Ob eine Äußerung tatsächlich ehrverletzend ist, hängt nicht davon ab, wie der Empfänger sie verstanden hat, es kommt vielmehr auf den objektiven Sinngehalt an. Wesentlich hierfür ist, wie ein verständiger Dritter die Äußerung unter Beachtung der Begleitumstände und des Gesamtzusammenhanges versteht.
Das Wort “narzisstisch“ ist im alltäglichen Sprachgebrauch noch meist eher negativ besetzt, bezeichnet dann eine stark auf sich selbst bezogene Person, welche anderen weniger Beachtung als sich selbst schenkt.
Dies alles verdeutlicht, dass der objektive Betrachter jedenfalls nicht ohne weiteres die Behauptung einer „narzisstisch dominierten“ Handlungsweise als ehrverletzende Kundgabe der Missachtung auffassen wird.
Allerdings ist in dem Beschlusspassus „narzisstisch dominiert“ mit dem Begriff „Dummheit“ verknüpft.
Eine Interpretationsmöglichkeit besteht dahingehend, dass zum Ausdruck gebracht werden soll, dass Prof. N. aufgrund übersteigerter „Ich-Bezogenheit“ gehindert ist, adäquate berufliche Leistungen abzugeben.
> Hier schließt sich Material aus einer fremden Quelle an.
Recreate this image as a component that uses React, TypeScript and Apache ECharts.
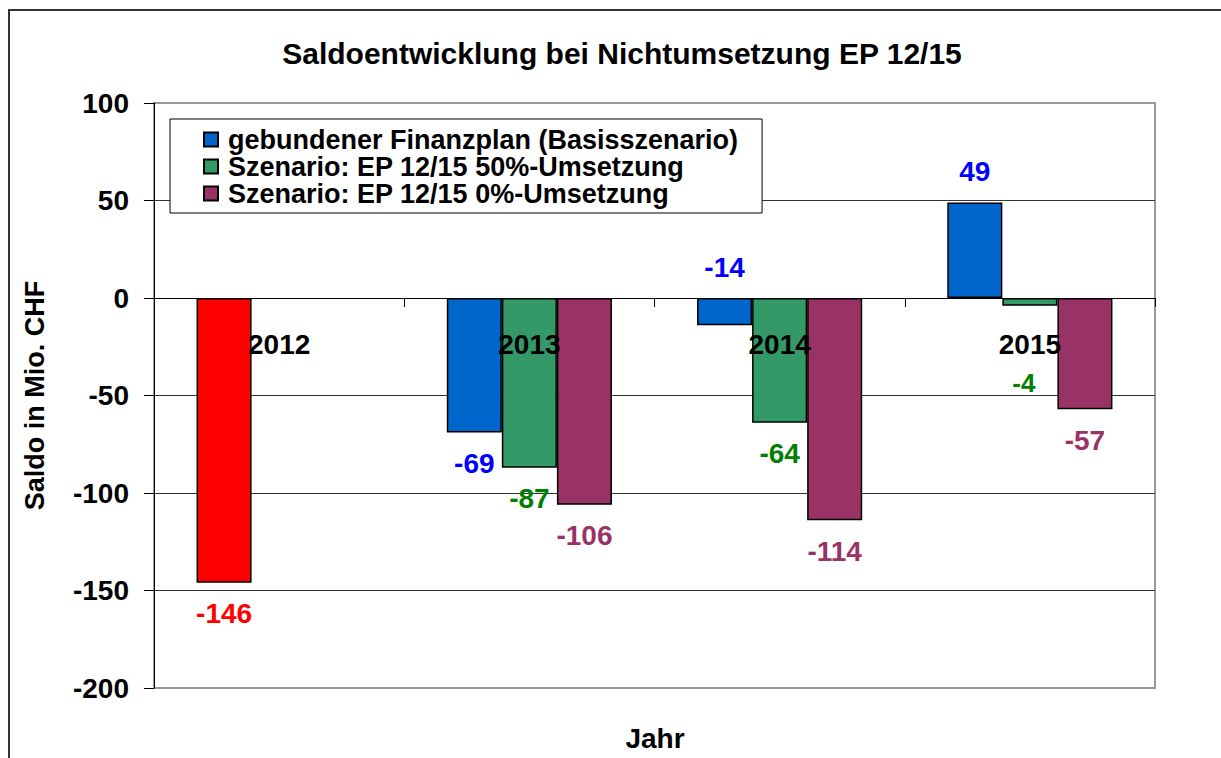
import React, { useEffect, useRef } from "react";
import * as echarts from "echarts";

const categories = ["2012", "2013", "2014", "2015"];
const basisValues = [-146, -69, -14, 49];
const scenario50Values: (number | null)[] = [null, -87, -64, -4];
const scenario0Values: (number | null)[] = [null, -106, -114, -57];
const yTicks = { min: -200, max: 100, interval: 50 };

const seriesNames = [
  "gebundener Finanzplan (Basisszenario)",
  "Szenario: EP 12/15 50%-Umsetzung",
  "Szenario: EP 12/15 0%-Umsetzung",
];

const FONT = "'Liberation Sans', Arial, Helvetica, sans-serif";
const CHART_H = 758;
const GRID_BOTTOM = 70;

export default function App() {
  const ref = useRef<HTMLDivElement>(null);

  useEffect(() => {
    if (!ref.current) return;
    const chart = echarts.init(ref.current, undefined, { renderer: "svg" });

    const labelBase = {
      show: true,
      position: "bottom" as const,
      distance: 17,
      fontFamily: FONT,
      fontWeight: "bold" as const,
      fontSize: 28,
    };

    const basisData = basisValues.map((v, i) => {
      if (i === 0) {
        return {
          value: v,
          itemStyle: { color: "#FF0000" },
          label: { color: "#FF0000" },
        };
      }
      if (v >= 0 || i === 2) {
        return { value: v, label: { position: "top" as const } };
      }
      return { value: v };
    });

    const s50Data = scenario50Values.map((v, i) => {
      if (v === null) return "-";
      if (i === 3) {
        return { value: v, label: { distance: 64, fontSize: 26, offset: [-6, 0] } };
      }
      return { value: v };
    });

    const s0Data = scenario0Values.map((v) => (v === null ? "-" : v));

    const barCommon = {
      type: "bar" as const,
      barGap: "0%",
      barCategoryGap: "34%",
      z: 2,
    };

    chart.setOption({
      animation: false,
      backgroundColor: "#ffffff",
      textStyle: { fontFamily: FONT },
      title: {
        text: "Saldoentwicklung bei Nichtumsetzung EP 12/15",
        left: 622,
        textAlign: "center",
        top: 38,
        padding: 0,
        textStyle: {
          fontFamily: FONT,
          fontWeight: "bold",
          fontSize: 30,
          color: "#000",
        },
      },
      legend: {
        orient: "vertical",
        left: 170,
        top: 119,
        padding: [7, 24, 6, 33],
        itemGap: 0,
        itemWidth: 14,
        itemHeight: 14,
        borderColor: "#000",
        borderWidth: 1,
        backgroundColor: "#fff",
        icon: "rect",
        data: seriesNames,
        textStyle: {
          fontFamily: FONT,
          fontWeight: "bold",
          fontSize: 27,
          lineHeight: 25,
          color: "#000",
          padding: [0, 0, 0, 5],
        },
      },
      grid: {
        left: 154,
        top: 103,
        right: 66,
        bottom: GRID_BOTTOM,
        show: true,
        borderColor: "#999",
        borderWidth: 2,
        backgroundColor: "transparent",
      },
      graphic: [
        {
          type: "rect",
          shape: { x: 9, y: 10, width: 1400, height: 1000 },
          style: { fill: "none", stroke: "#333", lineWidth: 2 },
          silent: true,
          z: -10,
        },
        {
          type: "text",
          x: 655,
          y: 738,
          style: {
            text: "Jahr",
            font: `bold 28px ${FONT}`,
            fill: "#000",
            textAlign: "center",
            textVerticalAlign: "middle",
          },
        },
      ],
      xAxis: {
        type: "category",
        data: categories,
        position: "bottom",
        offset: 0,
        z: 10,
        axisLine: {
          onZero: false,
          lineStyle: { color: "#000", width: 1 },
        },
        axisTick: {
          show: true,
          length: 9,
          lineStyle: { color: "#000", width: 1 },
        },
        axisLabel: {
          fontFamily: FONT,
          fontWeight: "bold",
          fontSize: 28,
          color: "#000",
          margin: 32,
        },
        splitLine: { show: false },
      },
      yAxis: {
        type: "value",
        min: yTicks.min,
        max: yTicks.max,
        interval: yTicks.interval,
        name: "Saldo in Mio. CHF",
        nameLocation: "middle",
        nameGap: 106,
        nameTextStyle: {
          fontFamily: FONT,
          fontWeight: "bold",
          fontSize: 27,
          color: "#000",
        },
        axisLine: { show: true, lineStyle: { color: "#000", width: 1 } },
        axisTick: {
          show: true,
          length: 10,
          lineStyle: { color: "#000", width: 1 },
        },
        axisLabel: {
          fontFamily: FONT,
          fontWeight: "bold",
          fontSize: 28,
          color: "#000",
          margin: 25,
        },
        splitLine: {
          show: true,
          showMinLine: false,
          showMaxLine: false,
          lineStyle: { color: "#333", width: 1 },
        },
      },
      series: [
        {
          ...barCommon,
          name: seriesNames[0],
          data: basisData,
          itemStyle: { color: "#0066CC", borderColor: "#000", borderWidth: 1.5 },
          label: { ...labelBase, color: "#0000FF" },
        },
        {
          ...barCommon,
          name: seriesNames[1],
          data: s50Data,
          itemStyle: { color: "#339966", borderColor: "#000", borderWidth: 1.5 },
          label: { ...labelBase, color: "#008000" },
        },
        {
          ...barCommon,
          name: seriesNames[2],
          data: s0Data,
          itemStyle: { color: "#993366", borderColor: "#000", borderWidth: 1.5 },
          label: { ...labelBase, color: "#993366" },
        },
      ],
    });

    // Move the category axis (line, ticks, labels) up to the value axis' zero line.
    const zeroPx = chart.convertToPixel({ yAxisIndex: 0 }, 0) as number;
    const gridBottomPx = CHART_H - GRID_BOTTOM;
    chart.setOption({ xAxis: { offset: zeroPx - gridBottomPx } });

    return () => {
      chart.dispose();
    };
  }, []);

  return (
    <div
      ref={ref}
      style={{
        position: "fixed",
        left: 0,
        top: 0,
        width: 1221,
        height: CHART_H,
        background: "#fff",
      }}
    />
  );
}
Dies würde eine ehrverletzende Kundgabe der Missachtung sein.
Ob die Verwendung des Begriffes „narzisstisch“ so sehr mit der Persönlichkeit des Adressaten verknüpft ist, dass die erstgenannte Interpretation zwingend ist oder der Sprachusus es mittlerweile auch zulässt, den Begriff auf Inhalte von Schriftstücken und sonstigen Erklärungen anzuwenden, kann letztendlich dahinstehen.
Die im streitgegenständlichen Beschlusspassus gewählte Formulierung ist nämlich jedenfalls durch § 193 StGB gerechtfertigt.
Auch wenn man die Ausführungen des Nebenklagevertreters trotz der Schärfe der gewählten Tonart als im Rahmen des „Kampfes ums Recht“ noch nicht als ihrerseits strafrechtlich relevant ansehen will (vgl. dazu neuere Entscheidungen des Bundesverfassungsgerichts, beispielsweise in NJW 2017, 1460; NJW 2016,2870), sind sie als polemisch und verletzend einzustufen.
Das Landgericht Stralsund bestätigte damit die Entscheidung des AG Neubrandenburg zum Aktenzeichen 303 Cs 895/18.